Designing Workflows
Guide objective
This guide helps you understand how workflows are generated and how to design them.
The basic process of creating a workflow is the following:
Create a schedule in CONFIG_LOAD_SCHEDULES in Designer.
Select the schedule for a load in Designer.
Commit and deploy both CONFIG_LOAD_SCHEDULES and the entity packages to a Runtime environment.
A Workflow is generated in Workflow Orchestration in the Runtime environment.
Understanding how workflows are formed
Agile Data Engine generates workflows automatically based on entity dependencies defined in load entity mappings, and on schedules defined in CONFIG_LOAD_SCHEDULES and selected in the loads. When a schedule is selected for a load in an entity, all loads of dependent entities are automatically placed in the formed workflow. This chain of dependent loads can be broken by explicitly selecting a different schedule for a load (different by name, not necessarily different by actual time interval).
As loads can be multi-dependent, it is important to understand the different ways how workflows can be formed.
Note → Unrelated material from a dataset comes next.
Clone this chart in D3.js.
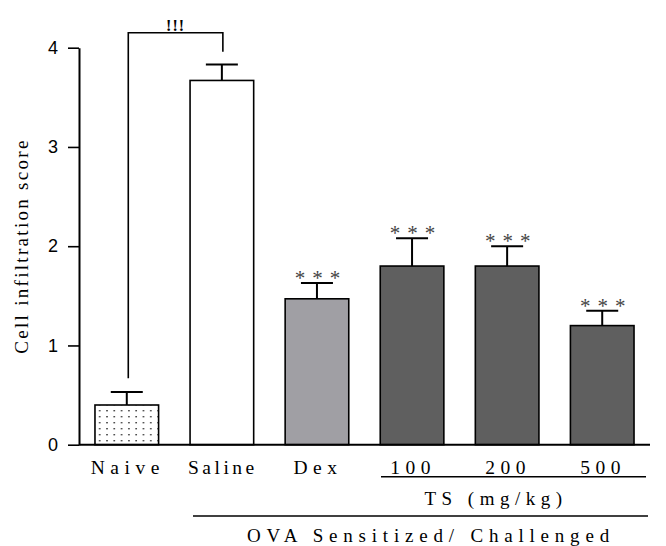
<!DOCTYPE html>
<html><head><meta charset="utf-8">
<script src="https://cdn.jsdelivr.net/npm/d3@7"></script>
<style>body{margin:0;background:#fff}svg{display:block}</style>
</head><body><svg id="c" width="666" height="546"></svg>
<script>
const categories = ["Naive","Saline","Dex","100","200","500"];
const means = [0.40, 3.67, 1.47, 1.80, 1.80, 1.20];
const errors = [0.13, 0.16, 0.16, 0.28, 0.20, 0.15];
const fills = ["dots","#ffffff","#a09fa4","#5f5f5f","#5f5f5f","#5f5f5f"];
const stars = ["","","***","***","***","***"];
const yTicks = [0,1,2,3,4];
const bracket = {from:"Naive", to:"Saline", top:4.15, leftEnd:0.67, rightEnd:3.96, label:"!!!"};

const svg = d3.select("#c");
const x = d3.scaleBand().domain(categories).range([79,650]).paddingInner(0.331).paddingOuter(0.168);
const y = d3.scaleLinear().domain([0,4]).range([444.7,47.7]);

const defs = svg.append("defs");
const pat = defs.append("pattern").attr("id","dots").attr("patternUnits","userSpaceOnUse")
  .attr("width",7.3).attr("height",6).attr("x",96).attr("y",0);
pat.append("rect").attr("width",7.3).attr("height",6).attr("fill","#fff");
pat.append("rect").attr("x",3).attr("y",2).attr("width",1.4).attr("height",1.4).attr("fill","#222");

const data = categories.map((c,i)=>({c, m:means[i], e:errors[i], f:fills[i], s:stars[i]}));

// bars
svg.append("g").selectAll("rect").data(data).join("rect")
  .attr("x",d=>x(d.c)).attr("width",x.bandwidth())
  .attr("y",d=>y(d.m)).attr("height",d=>y(0)-y(d.m))
  .attr("fill",d=>d.f==="dots"?"url(#dots)":d.f)
  .attr("stroke","#000").attr("stroke-width",1.6);

// error bars
const eb = svg.append("g").attr("stroke","#000").attr("stroke-width",2);
data.forEach(d=>{
  const cx = x(d.c)+x.bandwidth()/2;
  eb.append("line").attr("x1",cx).attr("x2",cx).attr("y1",y(d.m)).attr("y2",y(d.m+d.e));
  eb.append("line").attr("x1",cx-16).attr("x2",cx+16).attr("y1",y(d.m+d.e)).attr("y2",y(d.m+d.e));
});

// stars
svg.append("g").selectAll("text").data(data.filter(d=>d.s)).join("text")
  .attr("x",d=>x(d.c)+x.bandwidth()/2+4).attr("y",d=>y(d.m+d.e)+2)
  .attr("text-anchor","middle").attr("font-family","Liberation Serif").attr("font-size",21)
  .attr("letter-spacing",7).attr("fill","#444").text(d=>d.s);

// bracket
const bx1 = x(bracket.from)+x.bandwidth()/2+1.5, bx2 = x(bracket.to)+x.bandwidth()/2+1;
svg.append("path").attr("fill","none").attr("stroke","#000").attr("stroke-width",1.6)
  .attr("d",`M${bx1},${y(bracket.leftEnd)}V${y(bracket.top)}H${bx2}V${y(bracket.rightEnd)}`);
svg.append("text").attr("x",(bx1+bx2)/2).attr("y",y(bracket.top)-2).attr("text-anchor","middle")
  .attr("font-family","Liberation Serif").attr("font-weight","bold").attr("font-size",16)
  .attr("letter-spacing",1).text(bracket.label);

// y axis
const ya = svg.append("g").attr("transform","translate(79,0)")
  .call(d3.axisLeft(y).tickValues(yTicks).tickFormat(d3.format("d")).tickSize(11).tickSizeOuter(0).tickPadding(10));
ya.select(".domain").attr("stroke-width",2);
ya.selectAll(".tick line").attr("stroke-width",1.6);
ya.selectAll(".tick text").attr("font-family","Liberation Sans").attr("font-size",18).attr("fill","#000");

// x axis line
svg.append("line").attr("x1",79).attr("x2",650).attr("y1",y(0)).attr("y2",y(0)).attr("stroke","#000").attr("stroke-width",2);

// category labels
svg.append("g").selectAll("text").data(categories).join("text")
  .attr("x",d=>x(d)+x.bandwidth()/2+1).attr("y",474)
  .attr("text-anchor","middle").attr("font-family","Liberation Serif").attr("font-size",19.5)
  .attr("letter-spacing",d=>d==="Saline"?3.5:5.5).text(d=>d);

// group lines
svg.append("line").attr("x1",381).attr("x2",646).attr("y1",476.7).attr("y2",476.7).attr("stroke","#000").attr("stroke-width",1.5);
svg.append("text").attr("x",496).attr("y",505).attr("text-anchor","middle").attr("font-family","Liberation Serif")
  .attr("font-size",19).attr("letter-spacing",5.5).text("TS (mg/kg)");
svg.append("line").attr("x1",193).attr("x2",648).attr("y1",516).attr("y2",516).attr("stroke","#000").attr("stroke-width",1.5);
svg.append("text").attr("x",431).attr("y",542).attr("text-anchor","middle").attr("font-family","Liberation Serif")
  .attr("font-size",19).attr("letter-spacing",5.8).text("OVA Sensitized/ Challenged");

// y label
svg.append("text").attr("transform","translate(28,246) rotate(-90)").attr("text-anchor","middle")
  .attr("font-family","Liberation Serif").attr("font-size",19).attr("letter-spacing",2.3).text("Cell infiltration score");
</script></body></html>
Following diagrams illustrate the three main cases.
Case 1: Only the first loads of pipelines are scheduled
In this case Agile Data Engine will generate the workflows according to dependencies.
Schedules SRC1 and SRC2 are defined and selected for load STG_SRC1 and for load STG_SRC2; schedules are not selected for other loads:
This setup results in two workflows with load PUB in both of them:
Case 2: A workflow is selected for the multi-dependent load
Load PUB is multi-dependent. In this case schedule SRC1 is selected for it:
This setup results in two workflows with load PUB only in SRC1:
Case 3: The multi-dependent load is given its own schedule
A third schedule PUB is created and selected for load PUB:
This results in three workflows:
Notes
Workflows can also be called DAGs (Directed Acyclic Graph).
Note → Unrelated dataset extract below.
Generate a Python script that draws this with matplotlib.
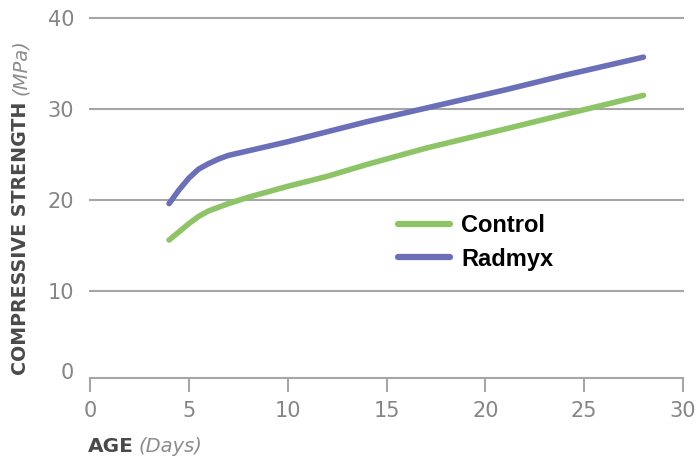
import matplotlib
matplotlib.use("Agg")
import matplotlib.pyplot as plt
from matplotlib.transforms import ScaledTranslation

days = [4, 4.5, 5, 5.5, 6, 6.5, 7, 8, 10, 12, 14, 17, 21, 24, 28]
radmyx = [19.6, 21.1, 22.4, 23.4, 24.0, 24.5, 24.9, 25.4, 26.4, 27.5, 28.6, 30.1, 32.1, 33.7, 35.7]
control = [15.6, 16.5, 17.4, 18.2, 18.8, 19.2, 19.6, 20.3, 21.5, 22.6, 23.9, 25.7, 27.8, 29.4, 31.5]
xticks = [0, 5, 10, 15, 20, 25, 30]
yticks = [0, 10, 20, 30, 40]

fam = ["DejaVu Sans"]
W, H = 698, 466

fig = plt.figure(figsize=(W / 100, H / 100), dpi=100)
ax = fig.add_axes([90 / W, (H - 382) / H, (683 - 90) / W, (382 - 18) / H])
ax.set_xlim(0, 30)
ax.set_ylim(0, 40)

for v in yticks[1:]:
    ax.axhline(v, color="#a6a6a6", lw=1.5, zorder=1, clip_on=False)

ax.plot(days, control, color="#8cc466", lw=4, solid_capstyle="round",
        solid_joinstyle="round", label="Control", zorder=3)
ax.plot(days, radmyx, color="#6a6fb8", lw=4, solid_capstyle="round",
        solid_joinstyle="round", label="Radmyx", zorder=3)

for s in ["top", "right", "left"]:
    ax.spines[s].set_visible(False)
ax.spines["bottom"].set_color("#a6a6a6")
ax.spines["bottom"].set_linewidth(1.5)
ax.spines["bottom"].set_position(("outward", -3))

ax.set_xticks(xticks)
ax.set_yticks(yticks)
ax.tick_params(axis="x", direction="out", length=10, width=1.5, color="#a6a6a6",
               labelsize=15, labelcolor="#858585", pad=7)
ax.tick_params(axis="y", length=0, labelsize=15, labelcolor="#858585", pad=11.5)
for lab in ax.get_xticklabels() + ax.get_yticklabels():
    lab.set_family(fam)
ylabs = ax.get_yticklabels()
ylabs[0].set_transform(ylabs[0].get_transform() + ScaledTranslation(0, 11 / 100, fig.dpi_scale_trans))

fig.text(88 / W, 1 - 446 / H, "AGE", family=fam, fontweight="bold", fontsize=14.5,
         color="#4a4a4a", va="center", ha="left")
fig.text(138 / W, 1 - 446 / H, "(Days)", family=fam, style="italic", fontsize=14,
         color="#8c8c8c", va="center", ha="left")

fig.text(21 / W, 1 - 375 / H, "COMPRESSIVE STRENGTH", family=fam, fontweight="bold",
         fontsize=13.7, color="#4a4a4a", rotation=90, va="bottom", ha="center")
fig.text(21 / W, 1 - 95 / H, "(MPa)", family=fam, style="italic",
         fontsize=14, color="#8c8c8c", rotation=90, va="bottom", ha="center")

leg = ax.legend(loc="upper left", bbox_to_anchor=((398 - 90) / 593, (382 - 214) / 364),
                frameon=False, fontsize=17, handlelength=2.2, handletextpad=0.47,
                labelspacing=0.45, borderpad=0, borderaxespad=0)
for t in leg.get_texts():
    t.set_fontweight("bold")
    t.set_family(["Liberation Sans", "DejaVu Sans"])
for h in leg.get_lines():
    h.set_linewidth(4.5)

fig.savefig("out.png", dpi=100)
Workflows can be run on a schedule defined by a cron expression, started manually, triggered via an API, or triggered by another workflow (or by itself).
Load order in a workflow is determined from the entity dependencies mapped in entity mappings. Independent entities can be loaded in parallel; the level of parallelism is limited by the Workflow Orchestration pool size, by the number of other workflows running simultaneously within the same pool, and by the resources of the target database.
DAG generation mode determines how the tasks in a workflow are formed. It can impact performance and can also affect parallelism.